Diese allgemeine Lagebeurteilung ist zu ergänzen durch eine spezielle Lagebeurteilung für die Siedlungen, in denen die Roma trotz der Verringerung ihrer Zahl um mehr als 50 % seit 1999 (Lagebericht des Auswärtigen Amts vom 4.9.2001, Nr. 1II 3) noch immer einen bedeutsamen Bevölkerungsanteil bilden. In solchen Siedlungen werden die speziellen Schutzmaßnahmen für Minderheiten durch KFOR, UNMIK, UNHCR und OSZE wirksam (vgl. Nr. 112 des Lageberichts des Auswärtigen Amts vom 4.9.2001), wenngleich diese nicht immer zuverlässig sein mögen. Die Tatsache, dass die Kläger aus Prizren stammen, gibt Anlass zum Hinweis auf die dortige Situation. Die Kläger würden dort eine Roma-Gemeinschaft vorfinden, die ihnen die Reintegration erleichtern würde. Prizren stellt den heutigen Hauptsiedlungsraum der Bevölkerungsgruppe der albanischen Roma dar, in dem ca. 4500 albanische Roma einschließlich des gewählten Führers der albanischen Roma leben (vgl. OVG Nds. vom 12.6.2001, S. 29 des Urteilsabdrucks). Nach den eigenen Angaben der Kläger sind darunter auch Verwandte von ihnen. In Prizren sind zudem deutsche KFOR- Soldaten stationiert, deren Schutz die dortigen Roma genießen.
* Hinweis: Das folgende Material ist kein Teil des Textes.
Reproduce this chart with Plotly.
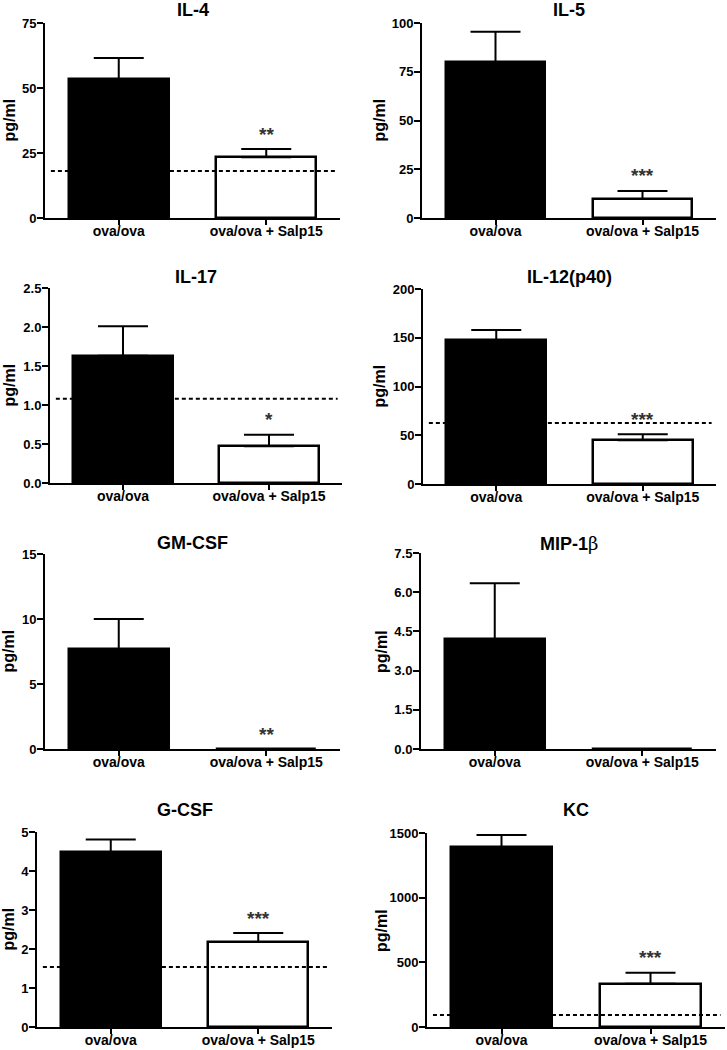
import plotly.graph_objects as go

# ---------------- data ----------------
categories = ["ova/ova", "ova/ova + Salp15"]
panel_titles = ["IL-4", "IL-5", "IL-17", "IL-12(p40)", "GM-CSF",
                "MIP-1<span style=\"font-family:DejaVu Serif;font-weight:normal\">β</span>", "G-CSF", "KC"]
means = [
    [53.5, 23.4],
    [80.0, 9.8],
    [1.63, 0.47],
    [147.5, 45.0],
    [7.7, 0.0],
    [4.21, 0.0],
    [4.48, 2.18],
    [1390, 335],
]
sems = [
    [8.0, 3.1],
    [15.5, 4.1],
    [0.38, 0.15],
    [10.5, 6.0],
    [2.3, 0.0],
    [2.13, 0.0],
    [0.33, 0.23],
    [95, 85],
]
baselines = [18.1, None, 1.08, 62.6, None, None, 1.54, 93]
stars = ["**", "***", "*", "***", "**", "", "***", "***"]
tick_vals = [
    [0, 25, 50, 75],
    [0, 25, 50, 75, 100],
    [0, 0.5, 1.0, 1.5, 2.0, 2.5],
    [0, 50, 100, 150, 200],
    [0, 5, 10, 15],
    [0, 1.5, 3.0, 4.5, 6.0, 7.5],
    [0, 1, 2, 3, 4, 5],
    [0, 500, 1000, 1500],
]
tick_formats = ["d", "d", ".1f", "d", "d", ".1f", "d", "d"]

# ---------------- layout (pixels) ----------------
W, H = 727, 1050
# (x_left, x_right, y_top, y_bottom) of each plot area in px
boxes = [
    (45, 340, 23, 218),
    (422, 716, 23, 218),
    (50, 342, 288, 483),
    (423, 716, 289, 484),
    (45, 340, 554, 749),
    (421, 716, 553, 749),
    (37, 332, 832, 1027),
    (427, 725, 833, 1027),
]
title_y = [10, 10, 277, 277, 543, 543, 810, 810]
ylabel_x = [9, 379, 9, 379, 8, 381, 8, 381]

FONT = "Liberation Sans, Arial, sans-serif"

def px(x):
    return x / W

def py(y):
    return 1 - y / H

fig = go.Figure()
annotations = []
shapes = []
layout_axes = {}

for i in range(8):
    n = i + 1
    xa = "x" if n == 1 else f"x{n}"
    ya = "y" if n == 1 else f"y{n}"
    xl, xr, yt, yb = boxes[i]
    fig.add_trace(go.Bar(
        x=[0, 1], y=means[i], xaxis=xa, yaxis=ya, width=0.68,
        marker=dict(color=["black", "white"], line=dict(color="black", width=2.5)),
        error_y=dict(type="data", array=sems[i], arrayminus=[0, 0], symmetric=False,
                     color="black", thickness=2, width=25, visible=True),
        showlegend=False, hoverinfo="skip",
    ))
    top = tick_vals[i][-1]
    key_x = "xaxis" if n == 1 else f"xaxis{n}"
    key_y = "yaxis" if n == 1 else f"yaxis{n}"
    layout_axes[key_x] = dict(
        domain=[px(xl), px(xr)], anchor=ya, range=[-0.5, 1.5], automargin=False,
        tickvals=[0, 1], ticktext=categories, ticks="outside", ticklen=5, tickwidth=2,
        tickcolor="black", showline=True, linewidth=2, linecolor="black",
        showgrid=False, zeroline=False, fixedrange=True, ticklabelstandoff=-6,
        tickfont=dict(family=FONT, size=14, color="black", weight="bold"),
    )
    layout_axes[key_y] = dict(
        domain=[py(yb), py(yt)], anchor=xa, range=[0, top], automargin=False,
        tickvals=tick_vals[i], tickformat=tick_formats[i], ticks="outside", ticklen=6,
        tickwidth=2, tickcolor="black", showline=True, linewidth=2, linecolor="black",
        showgrid=False, zeroline=False, fixedrange=True, ticklabelstandoff=-2,
        tickfont=dict(family=FONT, size=13, color="black", weight="bold"),
    )
    annotations.append(dict(
        text=panel_titles[i], x=px((xl + xr) / 2), y=py(title_y[i]), xref="paper", yref="paper",
        xanchor="center", yanchor="middle", showarrow=False,
        font=dict(family=FONT, size=18, color="black", weight="bold"),
    ))
    annotations.append(dict(
        text="pg/ml", x=px(ylabel_x[i]), y=py((yt + yb) / 2), xref="paper", yref="paper",
        xanchor="center", yanchor="middle", showarrow=False, textangle=-90,
        font=dict(family=FONT, size=16, color="black", weight="bold"),
    ))
    if stars[i]:
        annotations.append(dict(
            text=stars[i], x=1, y=means[i][1] + sems[i][1], xref=xa, yref=ya,
            xanchor="center", yanchor="middle", yshift=15, showarrow=False,
            font=dict(family=FONT, size=19, color="#333333", weight="bold"),
        ))
    if baselines[i] is not None:
        shapes.append(dict(
            type="line", xref=xa, yref=ya, x0=-0.46, x1=1.47,
            y0=baselines[i], y1=baselines[i], layer="above",
            line=dict(color="black", width=2, dash="4px,3px"),
        ))

fig.update_layout(
    width=W, height=H, margin=dict(l=0, r=0, t=0, b=0, autoexpand=False),
    paper_bgcolor="white", plot_bgcolor="white",
    annotations=annotations, shapes=shapes, bargap=0,
    **layout_axes,
)

fig.write_html(
    "out.html",
    config={"displayModeBar": False},
    post_script="document.body.style.margin='0';",
)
Einzugehen ist schließlich noch auf die anderen Landesteile der Bundesrepublik Jugoslawien außerhalb des Kosovo. Dort wird nach dem Sturz von Diktator Milosevic nicht mehr von Repressalien gegen Ashkali berichtet (Antwort des Auswärtigen Amts vom 17.7.2001 an das Verwaltungsgericht Karlsruhe, die vom Verwaltungsgerichtshof in das Verfahren eingeführt wurde; Auskunft des Auswärtigen Amts vom 13.11.2001 an das VG Frankfurt a.M., die zum Gegenstand der mündlichen Verhandlung gemacht wurde). Nach der Auskunft vom 13. November 2001 besteht auch kein Grund zu der Annahme, dass die Kläger im Notfall nicht in den Genuss von Leistungen der sozialen Fürsorge kämen. Nach der Auskunft des Auswärtigen Amts vom 30. Juli 2002 an das VG Leipzig, die zum Gegenstand der mündlichen Verhandlung gemacht wurde, ist es jugoslawischen Staatsangehörigen albanischer Volkszugehörigkeit mit Heimatwohnsitz im Kosovo uneingeschränkt erlaubt, im übrigen Serbien Wohnsitz zu nehmen. Jugoslawische Staatsangehörige albanischer Volkszugehörigkeit mit Heimatwohnsitz im Kosovo haben unter denselben Voraussetzungen und im gleichen Umfang Zugang zu staatlichen Sozialleistungen und zur Krankenversorgung wie alle anderen Staatsangehörigen der Bundesrepublik Jugoslawien. Sie erhalten unter denselben Bedingungen staatliche Unterstützung zur Sicherung des existenziell Notwendigen an Unterkunft, Lebensmitteln, Kleidung, Hygieneartikeln u.a.. Es gibt diesbezüglich keine Unterschiede für den genannten Personenkreis und die übrige serbische Bevölkerung in Serbien außerhalb des Kosovo. Diese Auskunft handelt zwar unmittelbar nur von den ethnischen Albanern aus dem Kosovo, betont aber die Gleichbehandlung aller Staatsangehörigen der Bundesrepublik Jugoslawien, so dass sie auch hinsichtlich der Ashkali herangezogen werden kann. Die Position des UNHCR und der Schweizerischen Flüchtlingshilfe kann daher insofern nicht geteilt werden.